• Recorded data
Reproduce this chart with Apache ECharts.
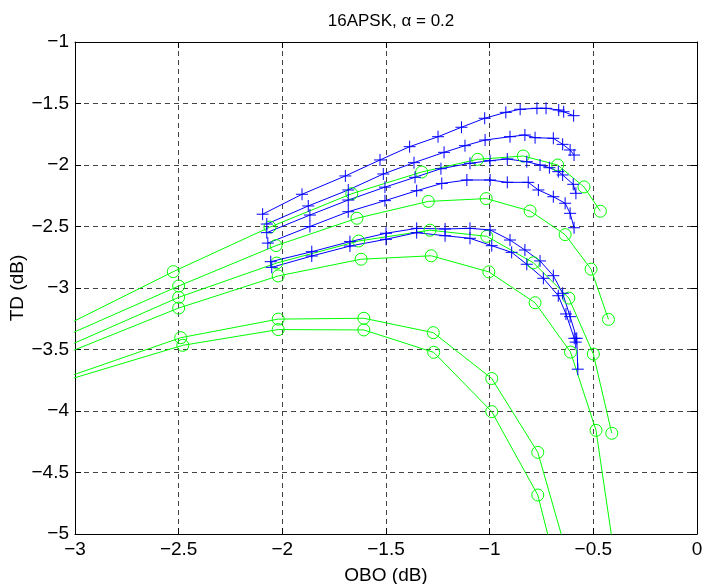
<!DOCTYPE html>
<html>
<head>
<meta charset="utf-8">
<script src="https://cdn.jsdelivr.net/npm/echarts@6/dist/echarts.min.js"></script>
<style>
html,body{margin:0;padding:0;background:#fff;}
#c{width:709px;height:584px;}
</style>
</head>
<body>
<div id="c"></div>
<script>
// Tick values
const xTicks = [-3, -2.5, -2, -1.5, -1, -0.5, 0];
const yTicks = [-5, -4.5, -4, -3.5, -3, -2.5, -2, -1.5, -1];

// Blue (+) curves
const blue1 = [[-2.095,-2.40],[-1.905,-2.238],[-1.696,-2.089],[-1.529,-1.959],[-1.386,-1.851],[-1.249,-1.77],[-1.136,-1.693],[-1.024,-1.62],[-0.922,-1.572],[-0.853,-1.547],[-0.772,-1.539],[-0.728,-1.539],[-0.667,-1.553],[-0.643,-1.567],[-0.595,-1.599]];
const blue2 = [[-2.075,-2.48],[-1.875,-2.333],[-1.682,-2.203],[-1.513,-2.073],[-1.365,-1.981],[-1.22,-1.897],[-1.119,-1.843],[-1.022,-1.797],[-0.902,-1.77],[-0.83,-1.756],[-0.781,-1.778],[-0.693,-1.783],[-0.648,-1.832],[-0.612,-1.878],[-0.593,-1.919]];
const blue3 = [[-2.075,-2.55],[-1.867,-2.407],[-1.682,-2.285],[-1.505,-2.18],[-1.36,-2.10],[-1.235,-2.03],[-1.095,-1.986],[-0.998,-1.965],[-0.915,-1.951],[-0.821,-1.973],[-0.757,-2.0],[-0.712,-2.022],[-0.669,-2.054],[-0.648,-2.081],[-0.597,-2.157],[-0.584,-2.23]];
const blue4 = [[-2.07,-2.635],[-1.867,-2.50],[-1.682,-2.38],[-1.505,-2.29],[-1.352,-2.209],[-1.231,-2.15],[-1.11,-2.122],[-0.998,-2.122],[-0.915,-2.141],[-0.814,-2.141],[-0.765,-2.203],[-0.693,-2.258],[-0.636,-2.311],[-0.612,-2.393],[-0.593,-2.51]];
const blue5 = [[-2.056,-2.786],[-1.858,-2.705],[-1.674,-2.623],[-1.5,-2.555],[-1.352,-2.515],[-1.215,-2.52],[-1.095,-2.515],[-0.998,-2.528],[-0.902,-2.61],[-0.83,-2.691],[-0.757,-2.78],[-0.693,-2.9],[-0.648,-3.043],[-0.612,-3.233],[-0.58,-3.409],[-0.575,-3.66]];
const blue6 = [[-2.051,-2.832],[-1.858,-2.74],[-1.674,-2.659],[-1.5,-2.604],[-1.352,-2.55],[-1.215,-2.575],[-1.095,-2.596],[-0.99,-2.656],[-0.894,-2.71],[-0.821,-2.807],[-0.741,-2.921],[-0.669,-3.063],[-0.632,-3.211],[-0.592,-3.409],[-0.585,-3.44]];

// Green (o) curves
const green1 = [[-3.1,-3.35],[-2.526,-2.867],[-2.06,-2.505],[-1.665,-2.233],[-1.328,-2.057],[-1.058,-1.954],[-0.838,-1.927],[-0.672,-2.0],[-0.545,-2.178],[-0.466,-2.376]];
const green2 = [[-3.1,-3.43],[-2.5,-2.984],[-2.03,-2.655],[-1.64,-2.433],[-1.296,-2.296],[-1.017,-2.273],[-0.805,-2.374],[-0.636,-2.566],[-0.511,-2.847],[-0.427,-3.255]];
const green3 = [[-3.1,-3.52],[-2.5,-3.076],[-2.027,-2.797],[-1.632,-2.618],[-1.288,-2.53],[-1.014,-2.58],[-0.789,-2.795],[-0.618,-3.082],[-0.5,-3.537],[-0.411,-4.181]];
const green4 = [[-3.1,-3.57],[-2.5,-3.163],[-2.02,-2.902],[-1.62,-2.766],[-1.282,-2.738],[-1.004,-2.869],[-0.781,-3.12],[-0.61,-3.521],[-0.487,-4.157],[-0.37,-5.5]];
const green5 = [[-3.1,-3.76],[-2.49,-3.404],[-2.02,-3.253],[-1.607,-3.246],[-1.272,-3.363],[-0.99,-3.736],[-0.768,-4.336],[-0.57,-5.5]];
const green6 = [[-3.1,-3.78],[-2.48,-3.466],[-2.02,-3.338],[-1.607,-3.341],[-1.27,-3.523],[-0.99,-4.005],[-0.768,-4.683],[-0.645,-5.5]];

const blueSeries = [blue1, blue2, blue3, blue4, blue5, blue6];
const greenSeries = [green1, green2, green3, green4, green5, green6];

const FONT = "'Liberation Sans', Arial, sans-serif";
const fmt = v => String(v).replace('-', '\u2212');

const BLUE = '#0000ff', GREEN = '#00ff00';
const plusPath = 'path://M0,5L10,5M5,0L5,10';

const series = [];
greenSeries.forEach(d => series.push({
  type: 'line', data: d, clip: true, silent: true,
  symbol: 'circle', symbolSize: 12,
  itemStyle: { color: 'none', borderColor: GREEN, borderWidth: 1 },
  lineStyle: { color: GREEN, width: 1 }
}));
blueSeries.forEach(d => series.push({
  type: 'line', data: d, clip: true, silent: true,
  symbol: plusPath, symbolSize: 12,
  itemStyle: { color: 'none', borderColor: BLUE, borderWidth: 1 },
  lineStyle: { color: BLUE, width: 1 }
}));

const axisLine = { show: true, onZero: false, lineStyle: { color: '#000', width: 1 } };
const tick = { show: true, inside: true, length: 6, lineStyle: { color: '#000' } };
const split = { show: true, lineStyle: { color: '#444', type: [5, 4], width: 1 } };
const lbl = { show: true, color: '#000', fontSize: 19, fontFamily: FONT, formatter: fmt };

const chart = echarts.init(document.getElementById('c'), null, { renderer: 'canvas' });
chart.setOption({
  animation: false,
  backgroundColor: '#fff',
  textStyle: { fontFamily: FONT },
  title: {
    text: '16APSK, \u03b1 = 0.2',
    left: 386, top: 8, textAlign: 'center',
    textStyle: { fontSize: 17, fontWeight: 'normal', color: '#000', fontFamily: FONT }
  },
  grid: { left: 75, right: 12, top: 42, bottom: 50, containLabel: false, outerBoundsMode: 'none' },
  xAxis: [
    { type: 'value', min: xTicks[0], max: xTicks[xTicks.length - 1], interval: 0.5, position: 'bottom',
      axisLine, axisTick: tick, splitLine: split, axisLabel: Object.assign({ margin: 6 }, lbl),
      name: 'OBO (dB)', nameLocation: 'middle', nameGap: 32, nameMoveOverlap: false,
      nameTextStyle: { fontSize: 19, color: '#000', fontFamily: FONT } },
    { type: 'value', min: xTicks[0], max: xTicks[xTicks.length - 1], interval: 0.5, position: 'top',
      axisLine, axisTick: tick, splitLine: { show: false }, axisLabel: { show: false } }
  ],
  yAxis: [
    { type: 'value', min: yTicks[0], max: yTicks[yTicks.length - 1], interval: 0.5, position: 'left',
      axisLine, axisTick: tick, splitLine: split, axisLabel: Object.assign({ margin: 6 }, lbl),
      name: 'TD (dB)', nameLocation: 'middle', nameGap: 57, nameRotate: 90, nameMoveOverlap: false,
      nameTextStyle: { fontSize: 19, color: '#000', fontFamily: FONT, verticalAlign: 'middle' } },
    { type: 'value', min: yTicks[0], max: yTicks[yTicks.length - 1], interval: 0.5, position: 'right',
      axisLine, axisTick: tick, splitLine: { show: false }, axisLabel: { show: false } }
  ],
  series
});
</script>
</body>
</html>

• Required task
Begin at the first line of the data above and repeat each line exactly, stopping after the line containing "-2.5, -2, -1.5, -1];". Omit the pictures.

• Task solution
Reproduce this chart with Apache ECharts.
<!DOCTYPE html>
<html>
<head>
<meta charset="utf-8">
<script src="https://cdn.jsdelivr.net/npm/echarts@6/dist/echarts.min.js"></script>
<style>
html,body{margin:0;padding:0;background:#fff;}
#c{width:709px;height:584px;}
</style>
</head>
<body>
<div id="c"></div>
<script>
// Tick values
const xTicks = [-3, -2.5, -2, -1.5, -1, -0.5, 0];
const yTicks = [-5, -4.5, -4, -3.5, -3, -2.5, -2, -1.5, -1];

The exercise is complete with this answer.